Our 11th Annual Global Transport Conference takes place on 05/22/18 - 05/23/18 in NYC, and we have ~60 Transport, Airline, Cruise, and Auto Retail companies scheduled to present and/or host 1x1 meetings.
We are upgrading shares of RTN to OP from PP and establishing a $240 target price derived from our DCF analysis. Our upgrade is based on 1) valuation, 2) continued favorable outlook on the demand environment for defense and RTN products, and 3) RTN’s diverse and diffuse portfolio. Nothing really changed fundamentally, we simply think the stock pulled back too much after an otherwise ho hum earnings season, and we’re jumping on the opportunity to upgrade the stock of a good company in a good space. Our long-term operating assumptions are unchanged: we’re still projecting 2% long-term growth, 15% long-term EBIT margins, and a 7.2% discount rate. Our DCF derived target price of $240, equates to 20.4x our 2019 FCF estimate (or 4.9% FCF yield) and 20.9x our 2019 EPS (link to our RTN note).
SPR reported 1Q18 adjusted EPS of $1.10, widely below our $1.40E and consensus of $1.35. Downside came from higher opex (~$20-30M) reflecting more overtime, expedited freight costs, and surge resources needed to offset supply chain delays on the 737. SPR is working with ~15 suppliers out of ~600 to get them back on track, and it expects to deliver 737 shipsets on time by June. However, shares of SPR rallied 8% intraday as investors looked past this execution issue and instead focused on SPR’s strong capital deployment strategy and the Asco acquisition.

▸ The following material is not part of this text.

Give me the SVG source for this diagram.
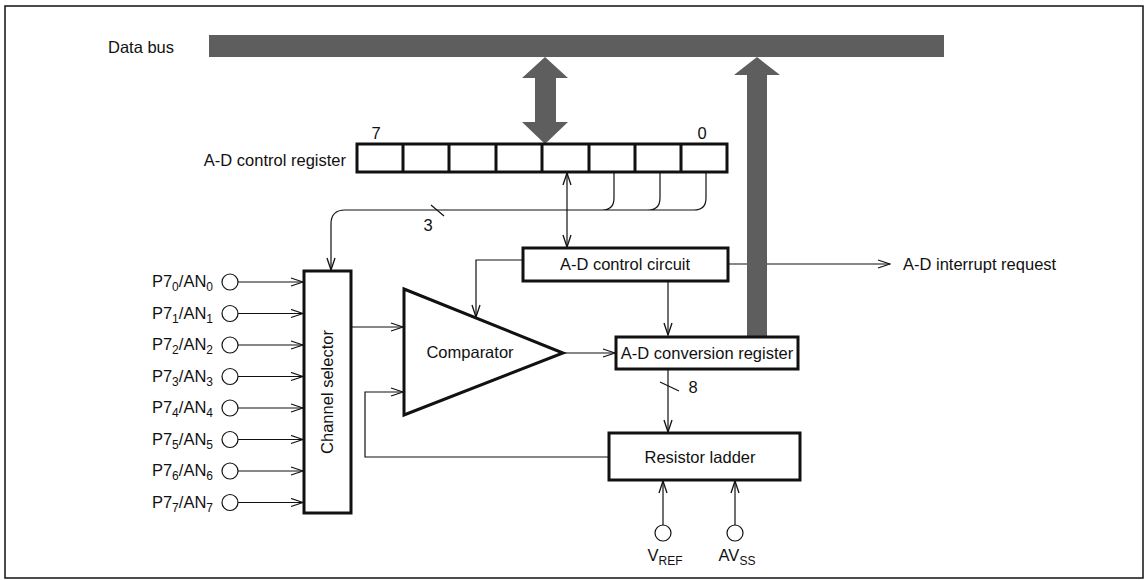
<svg xmlns="http://www.w3.org/2000/svg" width="1148" height="580" viewBox="0 0 1148 580">
<defs>
<marker id="ah" markerUnits="userSpaceOnUse" markerWidth="14" markerHeight="10" refX="13" refY="5" orient="auto-start-reverse">
<path d="M1,1 L13,5 L1,9" fill="none" stroke="#111" stroke-width="1.3"/>
</marker>
<style>
text{font-family:"Liberation Sans",Arial,sans-serif;font-size:16.5px;fill:#111}
.sub{font-size:12px}
.box{fill:#fff;stroke:#111;stroke-width:3}
.ln{fill:none;stroke:#111;stroke-width:1.2}
.bus{fill:#5e5e5e;stroke:none}
</style>
</defs>
<rect x="5" y="6" width="1138" height="572" fill="#fff" stroke="#111" stroke-width="1.5"/>

<g id="connectors">
<path class="ln" d="M614,172 V198 Q614,210 602,210 M660,172 V198 Q660,210 648,210 M706,172 V198 Q706,210 694,210 H345 Q331,210 331,224 V270" marker-end="url(#ah)"/>
<line class="ln" x1="431" y1="205" x2="444" y2="216"/>
<line class="ln" x1="567" y1="173" x2="567" y2="247" marker-start="url(#ah)" marker-end="url(#ah)"/>
<path class="ln" d="M523,260 H476 V317" marker-end="url(#ah)"/>
<line class="ln" x1="728" y1="264" x2="890" y2="264" marker-end="url(#ah)"/>
<line class="ln" x1="668" y1="281" x2="668" y2="335" marker-end="url(#ah)"/>
<line class="ln" x1="563" y1="353" x2="615" y2="353" marker-end="url(#ah)"/>
<line class="ln" x1="351" y1="327" x2="403" y2="327" marker-end="url(#ah)"/>
<line class="ln" x1="668" y1="369" x2="668" y2="432" marker-end="url(#ah)"/>
<line class="ln" x1="660" y1="382" x2="679" y2="391"/>
<path class="ln" d="M609,457 H365 V392 H403" marker-end="url(#ah)"/>
<g>
<line class="ln" x1="238" y1="282" x2="303" y2="282" marker-end="url(#ah)"/>
<line class="ln" x1="238" y1="313.5" x2="303" y2="313.5" marker-end="url(#ah)"/>
<line class="ln" x1="238" y1="345" x2="303" y2="345" marker-end="url(#ah)"/>
<line class="ln" x1="238" y1="376.5" x2="303" y2="376.5" marker-end="url(#ah)"/>
<line class="ln" x1="238" y1="408" x2="303" y2="408" marker-end="url(#ah)"/>
<line class="ln" x1="238" y1="439.5" x2="303" y2="439.5" marker-end="url(#ah)"/>
<line class="ln" x1="238" y1="471" x2="303" y2="471" marker-end="url(#ah)"/>
<line class="ln" x1="238" y1="502.5" x2="303" y2="502.5" marker-end="url(#ah)"/>
</g>
<line class="ln" x1="663" y1="525" x2="663" y2="481" marker-end="url(#ah)"/>
<line class="ln" x1="735" y1="525" x2="735" y2="481" marker-end="url(#ah)"/>
<polygon class="bus" points="545,57 568,78 556,78 556,122 568,122 545,144 522,122 535,122 535,78 522,78"/>
<polygon class="bus" points="757,57 780,75 767,75 767,336 747,336 747,75 734,75"/>
</g>

<g id="data-bus">
<rect class="bus" x="209" y="35" width="735" height="22"/>
<text x="108" y="53">Data bus</text>
</g>

<g id="ad-control-register">
<rect class="box" x="357" y="144" width="370" height="28"/>
<path fill="none" stroke="#111" stroke-width="3" d="M403,144 V172 M449,144 V172 M496,144 V172 M542,144 V172 M589,144 V172 M635,144 V172 M681,144 V172"/>
<text x="346" y="166" text-anchor="end">A-D control register</text>
<text x="376" y="139" text-anchor="middle">7</text>
<text x="702" y="139" text-anchor="middle">0</text>
<text x="428" y="231" text-anchor="middle">3</text>
</g>

<g id="channel-selector">
<rect class="box" x="304" y="271" width="47" height="242"/>
<text transform="translate(333,392) rotate(-90)" text-anchor="middle">Channel selector</text>
</g>

<g id="comparator">
<polygon class="box" points="404,289 563,353 404,415"/>
<text x="470" y="358" text-anchor="middle">Comparator</text>
</g>

<g id="ad-control-circuit">
<rect class="box" x="523" y="248" width="205" height="33"/>
<text x="625" y="270" text-anchor="middle">A-D control circuit</text>
</g>

<g id="ad-conversion-register">
<rect class="box" x="616" y="337" width="182" height="32"/>
<text x="707" y="359" text-anchor="middle">A-D conversion register</text>
<text x="693" y="393" text-anchor="middle">8</text>
</g>

<g id="resistor-ladder">
<rect class="box" x="609" y="433" width="191" height="47"/>
<text x="700" y="463" text-anchor="middle">Resistor ladder</text>
</g>

<g id="interrupt-request">
<text x="903" y="270">A-D interrupt request</text>
</g>

<g id="pins" fill="#fff" stroke="#111" stroke-width="1.2">
<circle cx="230" cy="282" r="8"/>
<circle cx="230" cy="313.5" r="8"/>
<circle cx="230" cy="345" r="8"/>
<circle cx="230" cy="376.5" r="8"/>
<circle cx="230" cy="408" r="8"/>
<circle cx="230" cy="439.5" r="8"/>
<circle cx="230" cy="471" r="8"/>
<circle cx="230" cy="502.5" r="8"/>
<circle cx="663" cy="533" r="8"/>
<circle cx="735" cy="533" r="8"/>
</g>

<g id="pin-labels">
<text x="213" y="287" text-anchor="end">P7<tspan class="sub" dy="4">0</tspan><tspan dy="-4">/AN</tspan><tspan class="sub" dy="4">0</tspan></text>
<text x="213" y="318.5" text-anchor="end">P7<tspan class="sub" dy="4">1</tspan><tspan dy="-4">/AN</tspan><tspan class="sub" dy="4">1</tspan></text>
<text x="213" y="350" text-anchor="end">P7<tspan class="sub" dy="4">2</tspan><tspan dy="-4">/AN</tspan><tspan class="sub" dy="4">2</tspan></text>
<text x="213" y="381.5" text-anchor="end">P7<tspan class="sub" dy="4">3</tspan><tspan dy="-4">/AN</tspan><tspan class="sub" dy="4">3</tspan></text>
<text x="213" y="413" text-anchor="end">P7<tspan class="sub" dy="4">4</tspan><tspan dy="-4">/AN</tspan><tspan class="sub" dy="4">4</tspan></text>
<text x="213" y="444.5" text-anchor="end">P7<tspan class="sub" dy="4">5</tspan><tspan dy="-4">/AN</tspan><tspan class="sub" dy="4">5</tspan></text>
<text x="213" y="476" text-anchor="end">P7<tspan class="sub" dy="4">6</tspan><tspan dy="-4">/AN</tspan><tspan class="sub" dy="4">6</tspan></text>
<text x="213" y="507.5" text-anchor="end">P7<tspan class="sub" dy="4">7</tspan><tspan dy="-4">/AN</tspan><tspan class="sub" dy="4">7</tspan></text>
<text x="665" y="561" text-anchor="middle">V<tspan class="sub" dy="4">REF</tspan></text>
<text x="737" y="561" text-anchor="middle">AV<tspan class="sub" dy="4">SS</tspan></text>
</g>
</svg>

TDG reported F2Q18 adjusted EPS of $3.79, above our $3.68E and consensus of $3.66. Upside came from better-than-expected sales (+$0.09/sh) and other non-operating items (+$0.08/sh) offset by heavier operating expenses (-$0.06/sh). More importantly, comm A/M and defense sales trends appear to be strengthening as evidenced by TDG taking up its full-year guide. Overall, solid quarter but TDG shares closed -2% pressured by a difficult market.